How do you approach stakeholder management differently based on the team you're talking to?
Never underestimate the importance of understanding different perspectives. For any given topic, Leadership, the Board, Sales, Customer Success, Marketing, Professional Services, Product Marketing, and/or Finance bring unique views, based on their experience, biases, and needs (i.e. “what’s in it for them?”). Depending on the topic and the audience, catering messaging, format, and the level of detail is key to getting a point across, communicating an update, reaching a decision, or asking for an action to be taken.
- Make meetings and updates effective: Time is valuable - make the best use of it when the time comes to work across stakeholder teams. Setting expectations before meetings and providing an agenda with advanced content to review are two of the best ways to earn stakeholder trust and show that you value their time and participation. When a meeting starts, be purposeful, take a moment to outline what the goal of the meeting is, what the desired outcome is, and what is needed from whom. Attending meetings isn’t a hobby (at least for most …?), so if someone does not need to provide input or leverage the information being shared, there is no need to invite them. The more people in a meeting, the less productive it usually is and stakeholders will check out, being less engaged when you truly need them in the future.
- What’s in it for them: Holding meetings across multiple stakeholder teams takes time, especially when communicating updates or asking for input. While it seems efficient, avoid the urge to hold large, cross-team meetings across all stakeholders. It might save time, but the goal is to gain buy-in, support, or initiate an action from your stakeholders, and sticking to large meetings will dilute those results.
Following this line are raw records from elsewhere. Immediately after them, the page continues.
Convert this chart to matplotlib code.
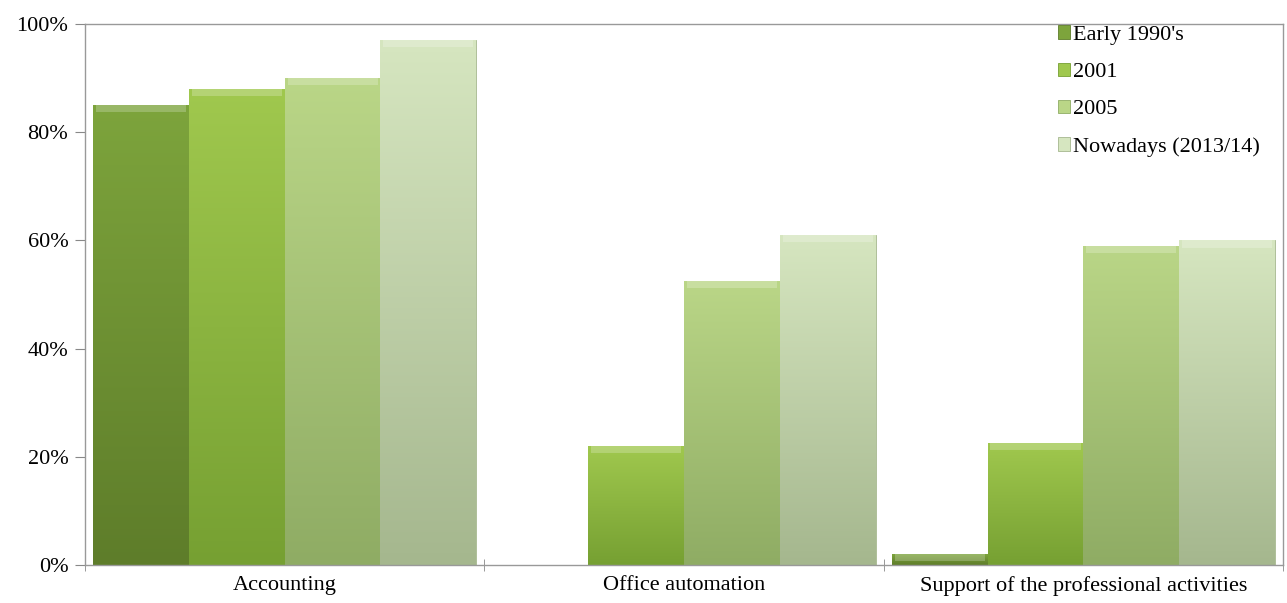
import matplotlib.pyplot as plt
import matplotlib.colors as mcolors
import numpy as np

categories = ["Accounting", "Office automation", "Support of the professional activities"]
series = ["Early 1990's", "2001", "2005", "Nowadays (2013/14)"]
early_90s = [85, 0, 2]
y2001 = [88, 22, 22.5]
y2005 = [90, 52.5, 59]
nowadays = [97, 61, 60]

# top / bottom shade of each series gradient
tops = ["#7da43c", "#a0c84e", "#bad687", "#d6e6c0"]
bottoms = ["#5e7d2a", "#76a032", "#8fac64", "#a5b78e"]

plt.rcParams['font.family'] = ['Liberation Serif', 'DejaVu Serif']

fig = plt.figure(figsize=(12.87, 6.03), dpi=100)
ax = fig.add_axes([0.066, 0.063, 0.931, 0.897])

x = np.arange(len(categories))
width = 0.24
offsets = [-0.36, -0.12, 0.12, 0.36]
grad = np.linspace(0, 1, 256).reshape(-1, 1)

for vals, name, top, bot, off in zip([early_90s, y2001, y2005, nowadays], series, tops, bottoms, offsets):
    bars = ax.bar(x + off, vals, width, color=top, label=name,
                  edgecolor=bot, linewidth=0.6, zorder=2)
    cmap = mcolors.LinearSegmentedColormap.from_list("g", [bot, top])
    for b in bars:
        h = b.get_height()
        if h <= 0:
            continue
        bx = b.get_x()
        im = ax.imshow(grad, cmap=cmap, aspect="auto", origin="lower",
                       extent=[bx, bx + width, 0, h], zorder=2.1)
        im.set_clip_path(b)
        # soft bevel on the top edge
        bh = min(1.3, h)
        ax.bar(bx + width / 2, bh, width * 0.94, bottom=h - bh,
               color="white", alpha=0.22, linewidth=0, zorder=2.2)

ax.set_xlim(-0.5, 2.5)
ax.set_ylim(0, 100)
ax.set_yticks([0, 20, 40, 60, 80, 100])
ax.set_yticklabels(["0%", "20%", "40%", "60%", "80%", "100%"])
ax.set_xticks(x)
ax.set_xticklabels(categories)
ax.set_xticks([-0.5, 0.5, 1.5, 2.5], minor=True)
ax.tick_params(axis="x", which="major", length=0, labelsize=16, pad=8)
ax.tick_params(axis="x", which="minor", length=8, direction="inout", color="#888888")
ax.tick_params(axis="y", length=7, color="#888888", labelsize=16, pad=5)

for s in ax.spines.values():
    s.set_color("#999999")
    s.set_linewidth(1)

ax.legend(loc="upper right", bbox_to_anchor=(0.997, 1.035), frameon=False, fontsize=16,
          handlelength=0.55, handleheight=0.55, handletextpad=0.1, labelspacing=0.8)

fig.savefig("out.png", dpi=100)
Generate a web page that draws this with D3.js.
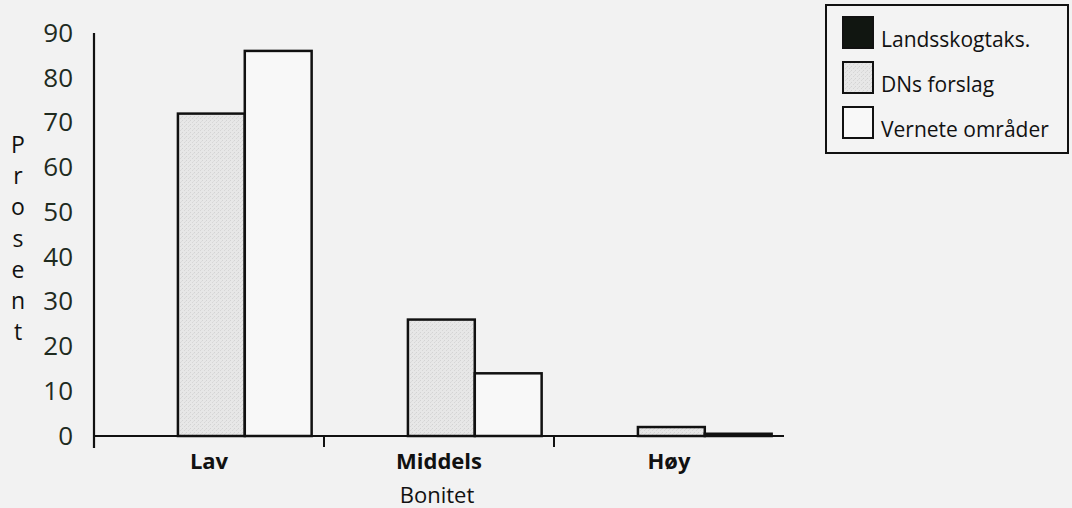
<!DOCTYPE html>
<html>
<head>
<meta charset="utf-8">
<script src="https://cdn.jsdelivr.net/npm/d3@7/dist/d3.min.js"></script>
<style>
  html, body { margin: 0; padding: 0; background: #f2f2f2; }
  svg { display: block; font-family: "Open Sans", "Noto Sans", sans-serif; }
</style>
</head>
<body>
<svg id="chart" width="1072" height="508"></svg>
<script>
// Bonitet categories and share (prosent) per source
const categories = ["Lav", "Middels", "Høy"];
const seriesNames = ["Landsskogtaks.", "DNs forslag", "Vernete områder"];
const landsskogtaks = [null, null, null];
const dnsForslag = [72, 26, 2];
const verneteOmrader = [86, 14, 0.5];
const yTicks = [0, 10, 20, 30, 40, 50, 60, 70, 80, 90];
const yTitle = "Prosent";
const xTitle = "Bonitet";

const seriesValues = [landsskogtaks, dnsForslag, verneteOmrader];

const svg = d3.select("#chart");
const margin = { left: 94, right: 288, top: 33, bottom: 72 };

// stippled grey fill for the DNs bars
const defs = svg.append("defs");
const pat = defs.append("pattern")
  .attr("id", "stipple").attr("width", 4).attr("height", 4)
  .attr("patternUnits", "userSpaceOnUse");
pat.append("rect").attr("width", 4).attr("height", 4).attr("fill", "#e7e7e7");
pat.append("rect").attr("x", 0).attr("y", 0).attr("width", 1).attr("height", 1).attr("fill", "#d3d3d3");
pat.append("rect").attr("x", 2).attr("y", 2).attr("width", 1).attr("height", 1).attr("fill", "#d6d6d6");
pat.append("rect").attr("x", 3).attr("y", 1).attr("width", 1).attr("height", 1).attr("fill", "#dcdcdc");

const fills = ["#111611", "url(#stipple)", "#f8f8f8"];

const x0 = d3.scaleBand().domain(categories)
  .range([margin.left, 784]).paddingInner(0).paddingOuter(0);
const x1 = d3.scaleBand().domain(seriesNames)
  .range([0, x0.bandwidth()]).paddingInner(0).paddingOuter(0.22).align(0.58);
const y = d3.scaleLinear().domain([0, 90]).range([436, 33]);

// bars
const groups = svg.append("g").selectAll("g")
  .data(categories).join("g")
  .attr("transform", d => `translate(${x0(d)},0)`);

groups.selectAll("rect")
  .data((c, i) => seriesNames.map((s, k) => ({ s, k, v: seriesValues[k][i] }))
    .filter(d => d.v != null))
  .join("rect")
  .attr("x", d => x1(d.s))
  .attr("y", d => y(d.v))
  .attr("width", x1.bandwidth())
  .attr("height", d => y(0) - y(d.v))
  .attr("fill", d => fills[d.k])
  .attr("stroke", "#111")
  .attr("stroke-width", 2.5);

// y axis: line and labels without tick marks
const yAxis = svg.append("g")
  .attr("transform", `translate(${margin.left},0)`)
  .call(d3.axisLeft(y).tickValues(yTicks).tickSize(0).tickPadding(21).tickFormat(d3.format("d")));
yAxis.select(".domain").remove();
yAxis.selectAll("text")
  .attr("font-size", 26).attr("fill", "#1f2b1f")
  .attr("font-family", "'Open Sans', sans-serif");
svg.append("line")
  .attr("x1", margin.left).attr("x2", margin.left)
  .attr("y1", y(90)).attr("y2", y(0) + 12)
  .attr("stroke", "#111").attr("stroke-width", 2.2);

// x axis baseline with boundary ticks
const xAxis = svg.append("g")
  .attr("transform", `translate(0,${y(0)})`)
  .call(d3.axisBottom(x0).tickSize(0).tickPadding(17));
xAxis.select(".domain")
  .attr("d", `M${margin.left},0H784`)
  .attr("stroke", "#111").attr("stroke-width", 2.2);
xAxis.selectAll("text")
  .attr("font-size", 22).attr("font-weight", "bold").attr("fill", "#111")
  .attr("font-family", "'Open Sans', sans-serif");
xAxis.selectAll(".bound")
  .data(categories.slice(1))
  .join("line")
  .attr("class", "bound")
  .attr("x1", d => x0(d)).attr("x2", d => x0(d))
  .attr("y1", 0).attr("y2", 11)
  .attr("stroke", "#111").attr("stroke-width", 2);

// axis titles
svg.append("text")
  .attr("x", (margin.left + 784) / 2 - 2).attr("y", 503)
  .attr("text-anchor", "middle").attr("font-size", 22).attr("fill", "#111")
  .text(xTitle);

svg.append("g").selectAll("text")
  .data(yTitle.split(""))
  .join("text")
  .attr("x", 18).attr("y", (d, i) => 153 + i * 31.2)
  .attr("text-anchor", "middle").attr("font-size", 23).attr("fill", "#111")
  .text(d => d);

// legend
const legend = svg.append("g");
legend.append("rect")
  .attr("x", 826).attr("y", 5).attr("width", 242).attr("height", 148)
  .attr("fill", "#f3f3f3").attr("stroke", "#111").attr("stroke-width", 2);
const items = legend.selectAll("g.item")
  .data(seriesNames).join("g").attr("class", "item")
  .attr("transform", (d, i) => `translate(843,${17 + i * 45})`);
items.append("rect")
  .attr("width", 30).attr("height", 31)
  .attr("fill", (d, i) => fills[i])
  .attr("stroke", "#111").attr("stroke-width", 2);
items.append("text")
  .attr("x", 38).attr("y", 30)
  .attr("font-size", 21).attr("fill", "#111")
  .text(d => d);
</script>
</body>
</html>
Instead, vary the meeting cadence, holding a mix of large, cross functional sessions between smaller, catered meetings with individual stakeholder teams or leaders. This mix keeps stakeholders engaged and, most importantly, enables you to focus on just what Finance needs from you (and vice versa), what Marketing needs, and so on.
- Check in first: Ask stakeholders what’s important to them and spend time to understand why. Does certain content need to be delivered in a specific format? Is there an existing meeting schedule in place? Has one team already been through enablement on the latest operational dashboard but not another? It’s quick, easy, and a mistake to assume what different stakeholder teams need. While it feels like it takes more energy, taking time to ask questions up front is an investment to save everyone’s time down the road, avoiding the need for follow up “clarification” meetings and calls, and always pays off.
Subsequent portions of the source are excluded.